Le Destin du touriste est un roman qui dérange. Tout à tour angoissant, agaçant, drôle, ironique, répétitif, il met en scène une semaine de vacance « en demi pension » d’un certain Servagit Duvla alias Greg dans la « zone ». La « zone », c’est « l’enfer », « la maison du diable » ou plutôt le paradis des fêlés du ciboulot,  des fanas de la roulette russe, des voyeuristes participatifs ou des participants voyeuristes. Dans cette partie d’un pays qui en compte tant sur terre vous aurez droit, cher touriste, à la guerre, à la violence incontrôlée des enfants-soldats, à la misère la plus crasse, aux rapts et aux scènes de barbarie parmi les plus inimaginables. Comme Greg vous pourrez craindre qu’un obus atterrisse au milieu de votre chambre d’hôtel, croiser une vieille femme portant son enfant sanguinolent dans l’indifférence générale, assister en plein marché à la plus suggestive des pendaisons, voir s’évaporer une flopée de Philippins en vadrouille, goûter au charme d’une plage couverte de mines, trouver un ou deux cadavres pataugeant en bord de mer ou dans la piscine de l’hôtel… Avec un peu de chance vous pourrez même subir une agression en bonne et due forme et, acmé de l’acmé, être kidnappé !

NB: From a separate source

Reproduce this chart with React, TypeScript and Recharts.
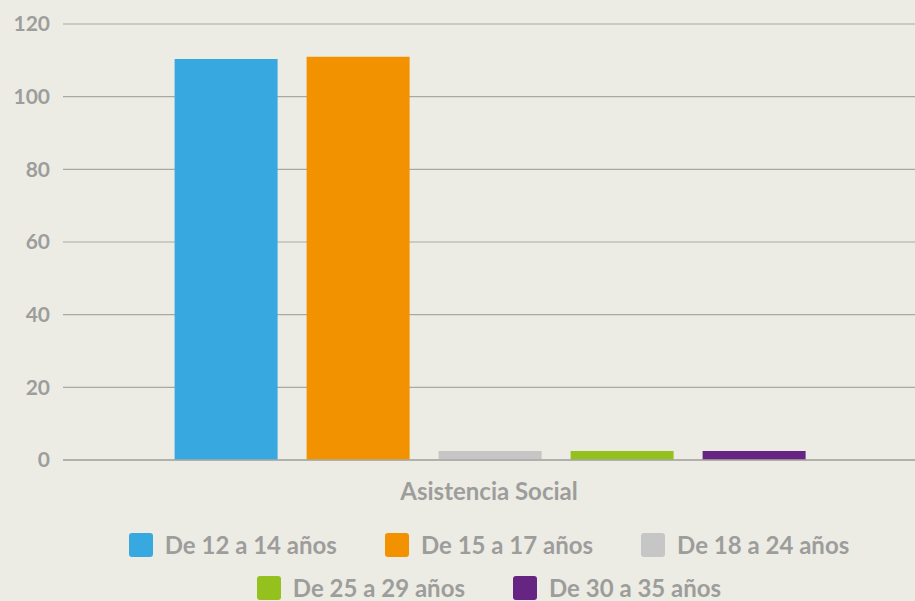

Greg traîne sa carcasse dans ce foutoir chaperonné par Amadou, le sympathique chauffeur de taxi. Entre deux coups de téléphone peu amènes à son épouse peu causante, Amadou comprend que son touriste est d’une autre encre que le vulgum pecus des étrangers par lui transportés. Greg ne recherche pas seulement le danger, il est du genre suicidaire. Rui Zink par un montage subtil révèle les dessous et le pourquoi de la « mission » que s’est donné son héros.

Critique féroce de la marche du monde, ces « manèges de la mort » où le cannibalisme est « élevé au rang d’art et spectacle » serviraient à distraire de leur ennui les citoyens du Nord développé. La charge est forte et brutale, boursouflée ici ou là de quelques longueurs, mais rudement efficace pour, une fois n’est pas coutume, déplacer les soupçons sur d’autres migrations.